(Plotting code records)
----

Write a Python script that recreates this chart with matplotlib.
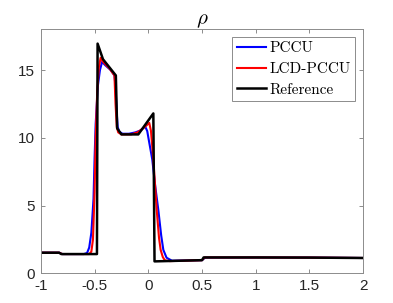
import matplotlib.pyplot as plt
import numpy as np

# reference solution
x_ref = [-1.0, -0.83, -0.81, -0.478, -0.472, -0.422, -0.302, -0.29, -0.25,
         -0.093, 0.047, 0.058, 0.5, 0.515, 1.0, 1.5, 2.0]
rho_ref = [1.52, 1.52, 1.42, 1.42, 16.95, 15.8, 14.6, 10.7, 10.25,
           10.25, 11.8, 0.88, 0.97, 1.17, 1.17, 1.16, 1.13]

# PCCU
x_pccu = [-1.0, -0.83, -0.80, -0.60, -0.57, -0.55, -0.53, -0.51, -0.50, -0.49,
          -0.47, -0.45, -0.43, -0.40, -0.35, -0.315, -0.305, -0.295, -0.285,
          -0.27, -0.24, -0.18, -0.12, -0.07, -0.03, -0.01, 0.01, 0.037, 0.065,
          0.093, 0.12, 0.14, 0.17, 0.22, 0.5, 0.53, 1.0, 1.5, 2.0]
rho_pccu = [1.52, 1.52, 1.42, 1.42, 1.5, 1.9, 3.0, 5.5, 8.5, 11.0,
            13.8, 15.0, 15.6, 15.35, 15.0, 14.6, 13.8, 12.0, 10.8,
            10.45, 10.3, 10.3, 10.4, 10.55, 10.85, 10.5, 9.6, 8.4, 6.4,
            4.7, 2.8, 1.73, 1.15, 0.93, 0.97, 1.16, 1.17, 1.16, 1.13]

# LCD-PCCU
x_lcd = [-1.0, -0.83, -0.80, -0.55, -0.53, -0.515, -0.50, -0.49, -0.475,
         -0.46, -0.444, -0.42, -0.36, -0.315, -0.305, -0.293, -0.28, -0.25,
         -0.16, -0.10, -0.04, 0.009, 0.025, 0.047, 0.078, 0.10, 0.115, 0.135,
         0.155, 0.2, 0.5, 0.525, 1.0, 1.5, 2.0]
rho_lcd = [1.52, 1.52, 1.42, 1.42, 1.6, 2.5, 6.0, 10.0, 13.5,
           15.2, 15.9, 15.6, 15.1, 14.6, 12.5, 10.8, 10.4, 10.25,
           10.25, 10.4, 10.75, 11.1, 10.5, 8.4, 4.7, 2.6, 1.73, 1.2,
           0.95, 0.9, 0.97, 1.17, 1.17, 1.16, 1.13]

xticks = [-1, -0.5, 0, 0.5, 1, 1.5, 2]
xticklabels = ['-1', '-0.5', '0', '0.5', '1', '1.5', '2']
yticks = [0, 5, 10, 15]

plt.rcParams['mathtext.fontset'] = 'cm'

fig = plt.figure(figsize=(3.93, 3.03), dpi=100, facecolor='white')
ax = fig.add_axes([0.104, 0.098, 0.82, 0.805])

ax.plot(x_pccu, rho_pccu, color='#0000ff', linewidth=1.5, label='PCCU')
ax.plot(x_lcd, rho_lcd, color='#ff0000', linewidth=1.5, label='LCD-PCCU')
ax.plot(x_ref, rho_ref, color='black', linewidth=1.8, label='Reference')

ax.set_xlim(-1, 2)
ax.set_ylim(0, 18)
ax.set_xticks(xticks)
ax.set_xticklabels(xticklabels)
ax.set_yticks(yticks)

for s in ax.spines.values():
    s.set_color('#8c8c8c')
    s.set_linewidth(0.7)
ax.tick_params(direction='in', length=3, width=0.7, color='#8c8c8c',
               top=True, right=True, labelsize=11, labelcolor='#262626', pad=4)
for lab in ax.get_xticklabels() + ax.get_yticklabels():
    lab.set_fontfamily('Liberation Sans')

ax.set_title(r'$\rho$', fontsize=15, pad=4)

leg = ax.legend(loc='upper right', prop={'family': 'cmr10', 'size': 11},
                handlelength=1.9, handletextpad=0.25, borderpad=0.3,
                labelspacing=0.45, borderaxespad=0.5, fancybox=False,
                framealpha=1, edgecolor='#8c8c8c')
leg.get_frame().set_linewidth(0.7)

fig.savefig('out.png', dpi=100)
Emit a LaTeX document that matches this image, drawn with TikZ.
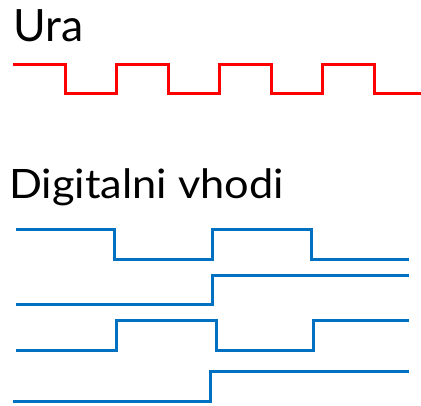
\documentclass[tikz,border=0pt]{standalone}
\usepackage{fontspec}
\usepackage{graphicx}
\setmainfont{Lato}
\definecolor{clkred}{RGB}{255,0,0}
\definecolor{sigblue}{RGB}{0,112,192}
\begin{document}
\begin{tikzpicture}[x=1pt,y=-1pt,
  clk/.style={draw=clkred,line width=3pt,line join=miter},
  sig/.style={draw=sigblue,line width=3pt,line join=miter},
  lbl/.style={anchor=base west,inner sep=0pt}]
\useasboundingbox (0,0) rectangle (421,406);
\node[lbl,font=\fontsize{44.5}{44.5}\selectfont] (ura) at (13,42) {Ura};
\node[lbl,font=\fontsize{40.5}{40.5}\selectfont] (dig) at (9,199) {\scalebox{1.07}[1]{Digitalni vhodi}};
% clock
\draw[clk] (13,65) -- (65,65) -- (65,94) -- (116,94) -- (116,65) -- (168,65) -- (168,94) -- (219,94) -- (219,65) -- (271,65) -- (271,94) -- (322,94) -- (322,65) -- (374,65) -- (374,94) -- (421,94);
% signals
\draw[sig] (16,230) -- (114,230) -- (114,260) -- (212,260) -- (212,230) -- (311,230) -- (311,260) -- (409,260);
\draw[sig] (16,305) -- (212,305) -- (212,276) -- (409,276);
\draw[sig] (16,351) -- (116,351) -- (116,321) -- (216,321) -- (216,351) -- (313,351) -- (313,321) -- (409,321);
\draw[sig] (13,402) -- (210,402) -- (210,372) -- (409,372);
\end{tikzpicture}
\end{document}
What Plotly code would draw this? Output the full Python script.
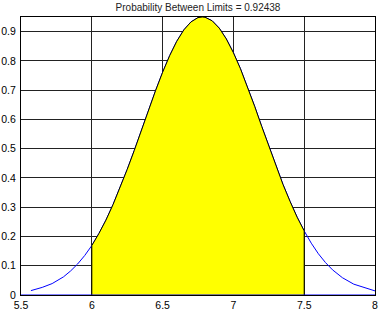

----

◆ **TASK BRIEF**:
Examine the data above and state how many of its lines contain the word "matplotlib", with no further remarks.

◆ **EXERCISE RESPONSE**:
2